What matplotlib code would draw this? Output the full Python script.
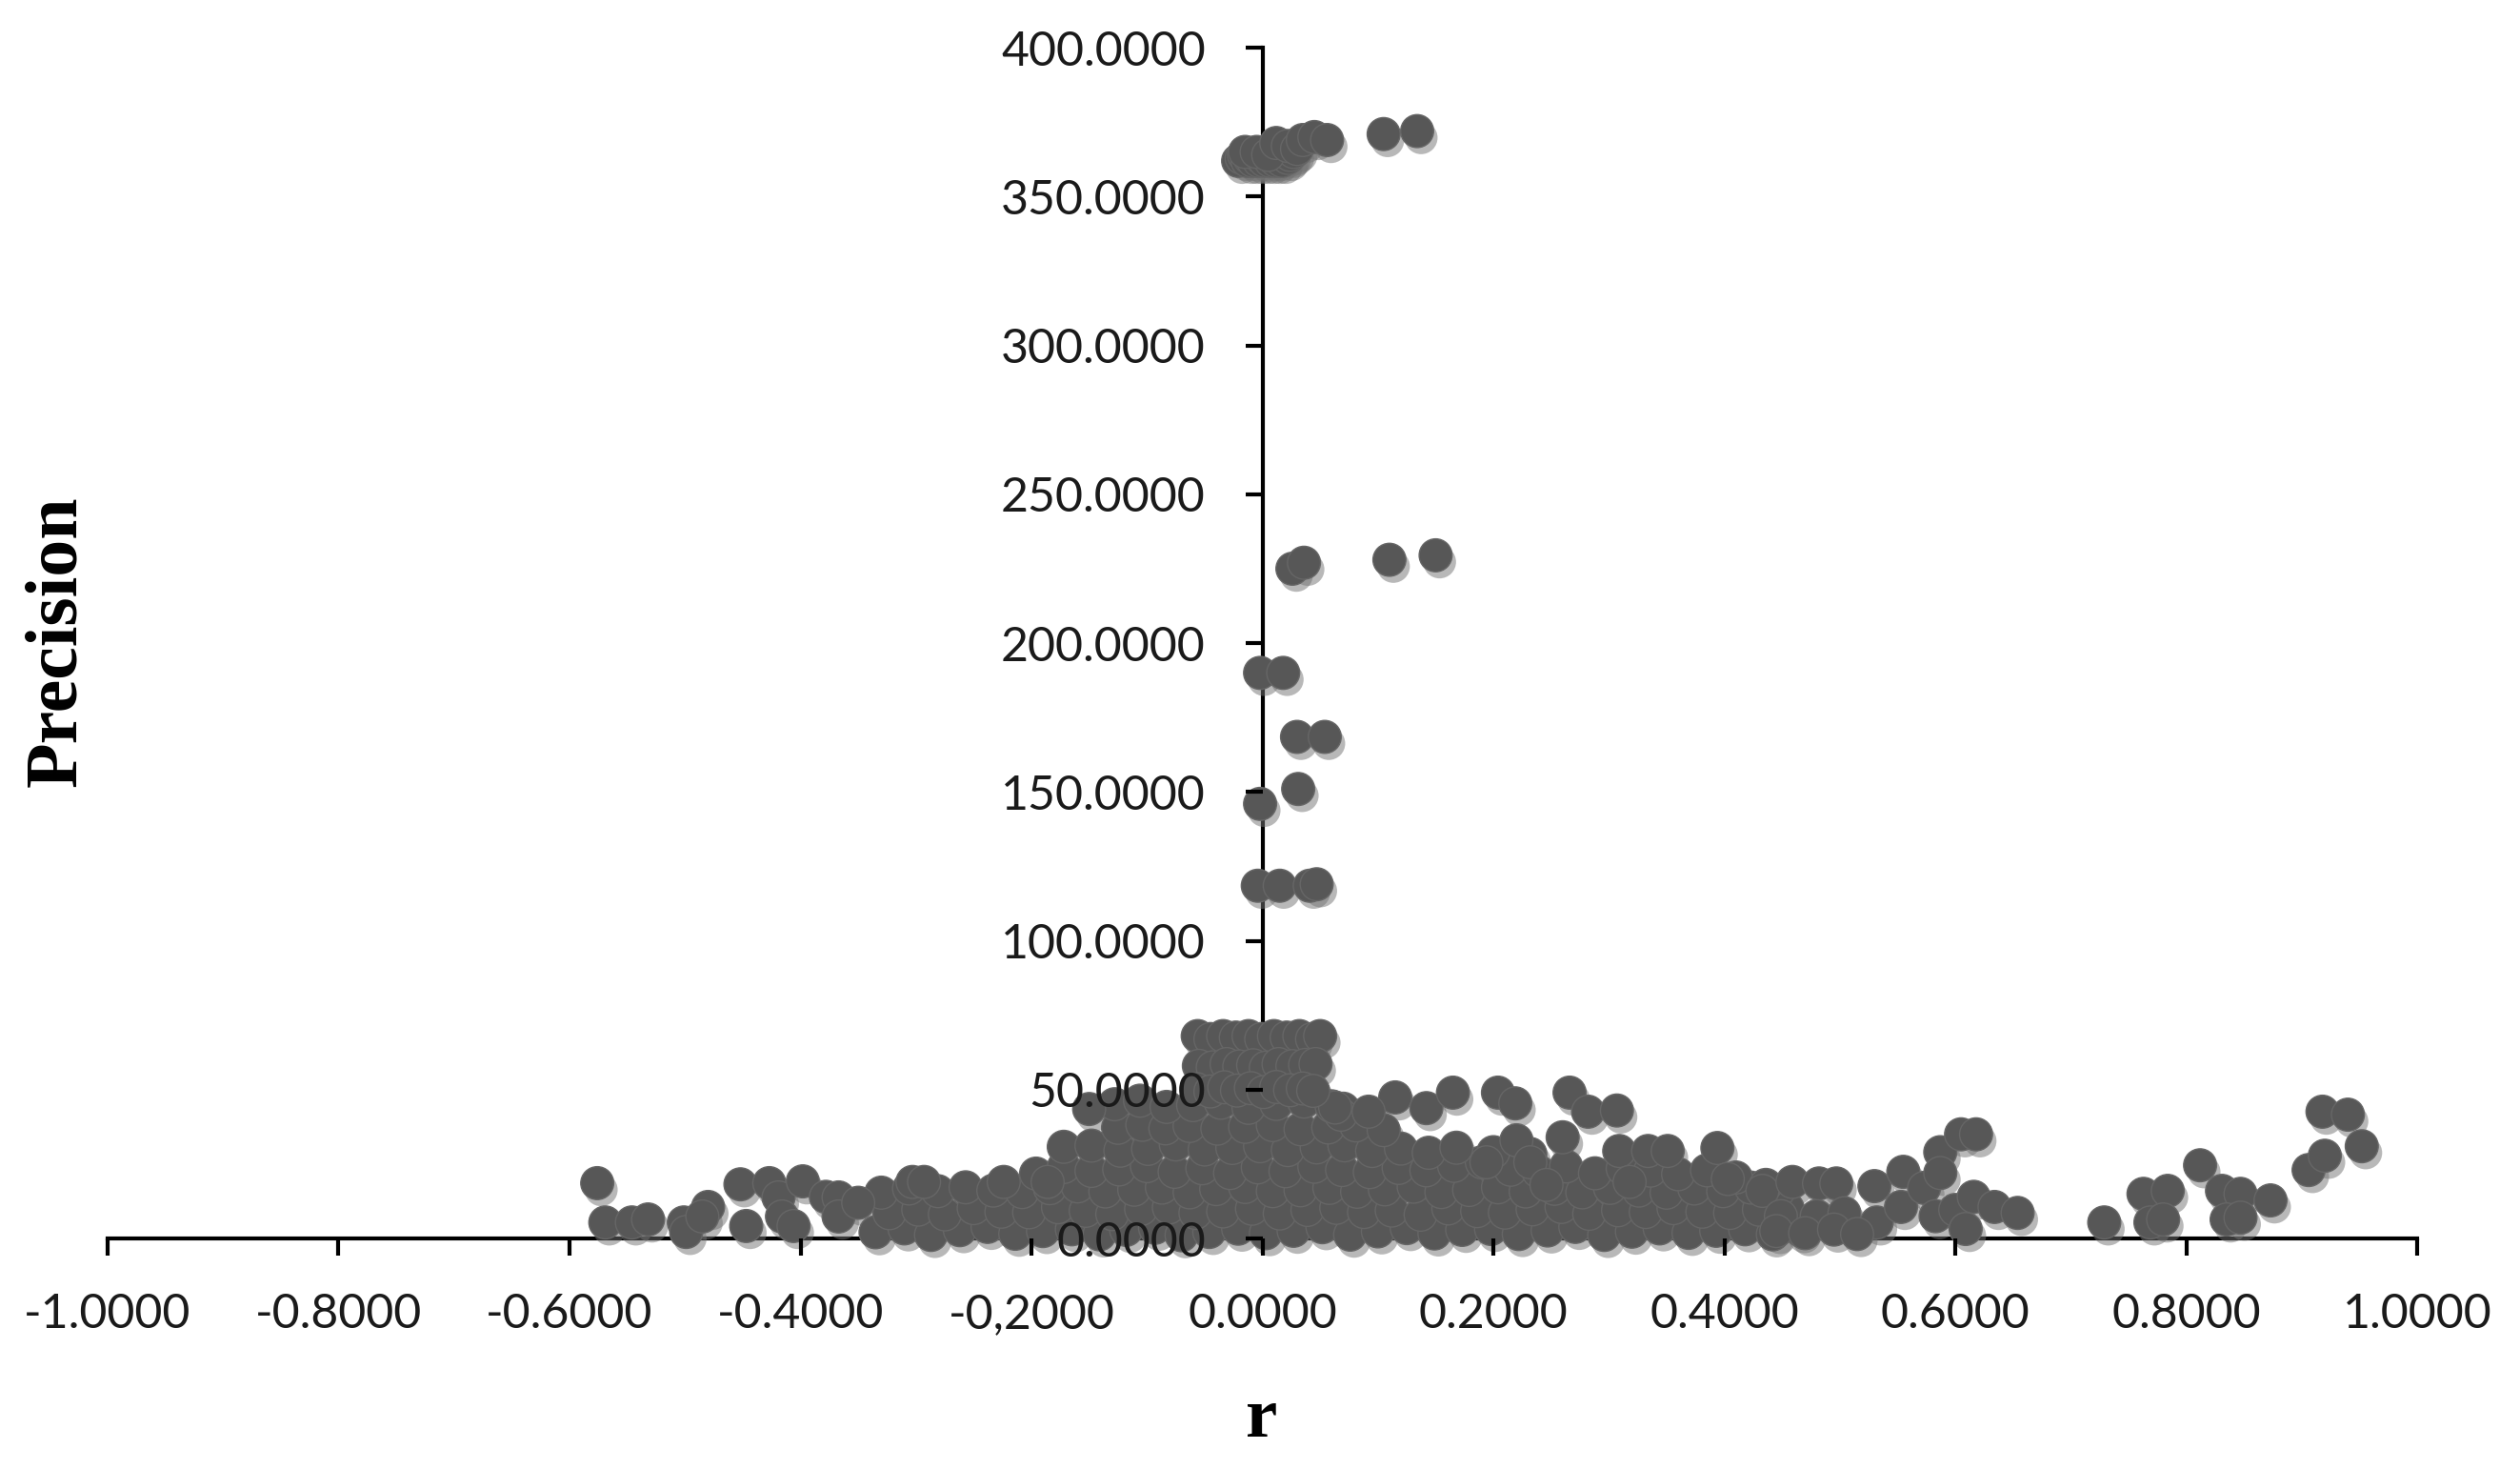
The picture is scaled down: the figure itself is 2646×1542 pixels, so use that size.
import matplotlib.pyplot as plt
import matplotlib.patheffects as pe
import numpy as np

# top cluster (precision ~ 365)
r_top = [-0.021, -0.018, -0.016, -0.013, -0.011, -0.008, -0.006, -0.003, -0.001, 0.002,
         0.004, 0.007, 0.009, 0.012, 0.014, 0.017, 0.019, 0.022, 0.024, 0.027,
         -0.015, -0.005, 0.005, 0.012, 0.022, 0.030, 0.035, 0.045, 0.056, 0.105, 0.134]
p_top = [362, 363, 364, 362, 363, 362, 364, 362, 363, 362,
         364, 362, 363, 362, 363, 362, 364, 363, 364, 365,
         365, 365, 364, 368, 367, 366, 369, 370, 369, 371, 372]

# isolated middle groups (118 - 229)
r_mid = [0.026, 0.036, 0.110, 0.150, -0.002, 0.018, 0.030, 0.054, 0.031, -0.002,
         -0.004, 0.015, 0.041, 0.047]
p_mid = [225, 227, 228, 229.5, 190, 190, 168.5, 168.5, 151, 146,
         118.5, 118.5, 118.5, 119]

# block around r = 0 (precision 45 - 68)
r_block = [-0.056, -0.045, -0.034, -0.023, -0.012, -0.001, 0.010, 0.021, 0.032, 0.043, 0.050,
           -0.055, -0.043, -0.031, -0.020, -0.008, 0.003, 0.014, 0.026, 0.037, 0.046,
           -0.057, -0.045, -0.033, -0.022, -0.010, 0.001, 0.012, 0.024, 0.035, 0.044]
p_block = [68, 67, 68, 67.5, 68, 67, 68, 67.5, 68, 67, 68,
           58, 57.5, 58.6, 57.8, 58.2, 57.4, 58.6, 57.9, 58.3, 58.6,
           50.2, 49.4, 50.8, 49.7, 50.5, 49.2, 50.9, 49.8, 50.4, 49.6]

# left sparse tail
r_left = [-0.576, -0.569, -0.546, -0.532, -0.501, -0.499, -0.480, -0.485, -0.452, -0.447,
          -0.427, -0.419, -0.416, -0.406, -0.398, -0.378, -0.367, -0.367, -0.350, -0.303,
          -0.293, -0.224, -0.186, -0.150]
p_left = [18.6, 5.4, 5.4, 6.4, 5.4, 2.2, 10.6, 7.4, 18.2, 4.2,
          18.6, 13.8, 7.4, 4.2, 19.2, 14.0, 13.8, 7.4, 12.0, 19.0,
          19.0, 19.0, 19.0, 43.5]

# dense cloud, rough bands of precision
r_band1 = [-0.335, -0.310, -0.287, -0.262, -0.238, -0.214, -0.190, -0.165, -0.141, -0.118,
           -0.093, -0.070, -0.046, -0.021, 0.003, 0.027, 0.052, 0.076, 0.100, 0.125,
           0.149, 0.173, 0.198, 0.222, 0.247, 0.271, 0.296, 0.320, 0.344, 0.369,
           0.393, 0.418, 0.442, 0.466]
p_band1 = [2.1, 3.4, 1.2, 2.8, 3.9, 1.6, 2.5, 3.1, 1.4, 2.9,
           3.6, 1.1, 2.2, 3.3, 1.8, 2.6, 3.8, 1.3, 2.4, 3.5,
           1.7, 2.9, 3.2, 1.5, 2.7, 3.9, 1.2, 2.3, 3.4, 1.9,
           2.6, 3.1, 1.4, 2.8]

r_band2 = [-0.323, -0.298, -0.275, -0.250, -0.226, -0.202, -0.177, -0.153, -0.130, -0.105,
           -0.081, -0.058, -0.034, -0.009, 0.015, 0.039, 0.064, 0.088, 0.112, 0.137,
           0.161, 0.186, 0.210, 0.234, 0.259, 0.283, 0.308, 0.332, 0.356, 0.381,
           0.405, 0.430, 0.455]
p_band2 = [8.5, 9.7, 8.1, 10.2, 9.0, 8.8, 10.5, 9.3, 8.2, 9.9,
           10.4, 8.6, 9.1, 10.0, 8.4, 9.6, 10.3, 8.9, 9.4, 8.0,
           10.1, 9.2, 8.7, 9.8, 10.6, 8.3, 9.5, 8.9, 10.2, 9.0,
           8.6, 9.7, 10.0]

r_band3 = [-0.330, -0.306, -0.281, -0.257, -0.233, -0.208, -0.184, -0.160, -0.136, -0.111,
           -0.087, -0.063, -0.040, -0.015, 0.009, 0.033, 0.058, 0.082, 0.106, 0.131,
           0.155, 0.179, 0.204, 0.228, 0.253, 0.277, 0.301, 0.326, 0.350, 0.374,
           0.399, 0.423, 0.447]
p_band3 = [15.4, 16.8, 15.9, 17.2, 16.1, 15.6, 16.9, 17.5, 15.8, 16.4,
           17.1, 15.5, 16.6, 17.3, 15.9, 16.2, 17.0, 15.7, 16.5, 17.4,
           15.6, 16.3, 17.2, 15.8, 16.7, 15.5, 17.0, 16.1, 15.4, 16.8,
           15.9, 17.1, 16.0]

r_band4 = [-0.196, -0.172, -0.148, -0.124, -0.100, -0.076, -0.052, -0.028, -0.004, 0.020,
           0.045, 0.069, 0.093, 0.118, 0.142, 0.166, 0.190, 0.215, 0.239, 0.263,
           0.288, 0.312, 0.336, 0.360, 0.385, 0.410, 0.436]
p_band4 = [21.8, 24.0, 22.7, 23.2, 24.3, 22.4, 23.6, 22.0, 23.9, 22.6,
           24.1, 23.0, 22.3, 23.7, 22.9, 24.4, 25.6, 23.1, 22.5, 24.2,
           21.9, 23.5, 22.8, 21.6, 22.9, 20.5, 18.0]

r_band5 = [-0.172, -0.148, -0.123, -0.099, -0.075, -0.050, -0.026, -0.002, 0.022, 0.047,
           0.071, 0.095, 0.120, 0.144, 0.168, 0.200, 0.232]
p_band5 = [30.8, 31.2, 29.5, 30.1, 31.6, 29.9, 30.4, 31.0, 29.7, 30.6,
           31.3, 29.4, 30.2, 28.8, 30.5, 29.0, 28.4]

r_band6 = [-0.125, -0.104, -0.084, -0.063, -0.039, -0.015, 0.009, 0.033, 0.057, 0.081, 0.105]
p_band6 = [37.2, 38.2, 37.0, 37.8, 36.9, 37.5, 38.1, 36.7, 37.3, 38.0, 36.4]

r_band7 = [-0.128, -0.106, -0.083, -0.060, -0.036, -0.012, 0.012, 0.036, 0.060, 0.070]
p_band7 = [45.1, 46.3, 44.2, 44.8, 45.6, 43.9, 45.2, 46.0, 44.4, 43.6]

# upper edge of the right part of the cloud
r_edge = [0.115, 0.142, 0.165, 0.204, 0.219, 0.266, 0.282, 0.307, 0.260, 0.220,
          0.194, 0.232, 0.309, 0.334, 0.351, 0.394, 0.068, 0.246, 0.318, 0.403,
          0.063, 0.092]
p_edge = [47.4, 43.8, 49.0, 49.0, 45.4, 49.0, 42.6, 43.0, 34.0, 33.0,
          25.6, 25.6, 29.4, 29.4, 29.4, 30.4, 41.6, 18.0, 19.0, 20.0,
          44.0, 42.6]

# right tail
r_right = [0.433, 0.459, 0.482, 0.497, 0.449, 0.480, 0.504, 0.530, 0.532, 0.555,
           0.553, 0.573, 0.587, 0.587, 0.583, 0.605, 0.618, 0.600, 0.616, 0.609,
           0.634, 0.654, 0.729, 0.763, 0.784, 0.769, 0.780, 0.812, 0.831, 0.847,
           0.835, 0.847, 0.873, 0.906, 0.920, 0.918, 0.940, 0.952, 0.445, 0.470,
           0.495, 0.515]
p_right = [16.0, 19.0, 18.5, 18.5, 7.5, 7.5, 8.5, 17.6, 5.4, 22.4,
           10.6, 17.0, 29.0, 22.0, 7.5, 35.0, 35.0, 9.6, 14.0, 3.2,
           10.6, 8.6, 5.4, 15.0, 16.0, 5.4, 6.4, 24.6, 16.0, 15.0,
           6.4, 7.0, 12.8, 23.0, 27.8, 42.6, 41.6, 31.0, 2.5, 1.8,
           3.0, 1.5]

x_ticks = [-1.0, -0.8, -0.6, -0.4, -0.2, 0.0, 0.2, 0.4, 0.6, 0.8, 1.0]
x_labels = ['-1.0000', '-0.8000', '-0.6000', '-0.4000', '-0,2000', '0.0000',
            '0.2000', '0.4000', '0.6000', '0.8000', '1.0000']
y_ticks = [0, 50, 100, 150, 200, 250, 300, 350, 400]
y_labels = ['0.0000', '50.0000', '100.0000', '150.0000', '200.0000', '250.0000',
            '300.0000', '350.0000', '400.0000']

r = np.concatenate([r_band1, r_band2, r_band3, r_band4, r_band5, r_band6, r_band7,
                    r_left, r_edge, r_right, r_block, r_mid, r_top])
p = np.concatenate([p_band1, p_band2, p_band3, p_band4, p_band5, p_band6, p_band7,
                    p_left, p_edge, p_right, p_block, p_mid, p_top])

fig = plt.figure(figsize=(26.46, 15.42), dpi=100)
ax = fig.add_axes([0.0427, 0.1569, 0.9165, 0.8106])

pts = ax.scatter(r, p, s=620, c='#575757', edgecolors='#666666', linewidths=1.0,
                 zorder=3, clip_on=False)
pts.set_path_effects([pe.SimplePatchShadow(offset=(3, -5), shadow_rgbFace='0.45', alpha=0.5),
                      pe.Normal()])

ax.set_xlim(-1, 1)
ax.set_ylim(0, 400)

# axes cross at the origin, Excel style
ax.spines['left'].set_position(('data', 0))
ax.spines['bottom'].set_position(('data', 0))
ax.spines['top'].set_visible(False)
ax.spines['right'].set_visible(False)
for s in ['left', 'bottom']:
    ax.spines[s].set_linewidth(3)
    ax.spines[s].set_color('black')
    ax.spines[s].set_zorder(2)
ax.xaxis.set_zorder(4)
ax.yaxis.set_zorder(4)

ax.set_xticks(x_ticks)
ax.set_xticklabels(x_labels)
ax.set_yticks(y_ticks)
ax.set_yticklabels(y_labels)
ax.tick_params(axis='both', direction='out', length=13, width=3, color='black',
               labelsize=36, labelcolor='#1a1a1a')
ax.tick_params(axis='x', pad=28)
ax.tick_params(axis='y', pad=30)
for lab in ax.get_xticklabels() + ax.get_yticklabels():
    lab.set_family('Lato')

fig.text(0.023, 0.5636, 'Precision', rotation=90, ha='center', va='center',
         fontsize=56, fontweight='bold', family='Liberation Serif')
fig.text(0.5008, 0.0337, 'r', ha='center', va='center',
         fontsize=54, fontweight='bold', family='Liberation Serif')

fig.savefig('out.png', dpi=100)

####################

§ Your instructions:
Omit the pictures, then repeat exactly each line from the beginning of the listing through the line with "365, 365, 364, 368, 367, 366, 369, 370, 369, 371, 372]".

§ Solution for this exercise:
What matplotlib code would draw this? Output the full Python script.
The picture is scaled down: the figure itself is 2646×1542 pixels, so use that size.
import matplotlib.pyplot as plt
import matplotlib.patheffects as pe
import numpy as np

# top cluster (precision ~ 365)
r_top = [-0.021, -0.018, -0.016, -0.013, -0.011, -0.008, -0.006, -0.003, -0.001, 0.002,
         0.004, 0.007, 0.009, 0.012, 0.014, 0.017, 0.019, 0.022, 0.024, 0.027,
         -0.015, -0.005, 0.005, 0.012, 0.022, 0.030, 0.035, 0.045, 0.056, 0.105, 0.134]
p_top = [362, 363, 364, 362, 363, 362, 364, 362, 363, 362,
         364, 362, 363, 362, 363, 362, 364, 363, 364, 365,
         365, 365, 364, 368, 367, 366, 369, 370, 369, 371, 372]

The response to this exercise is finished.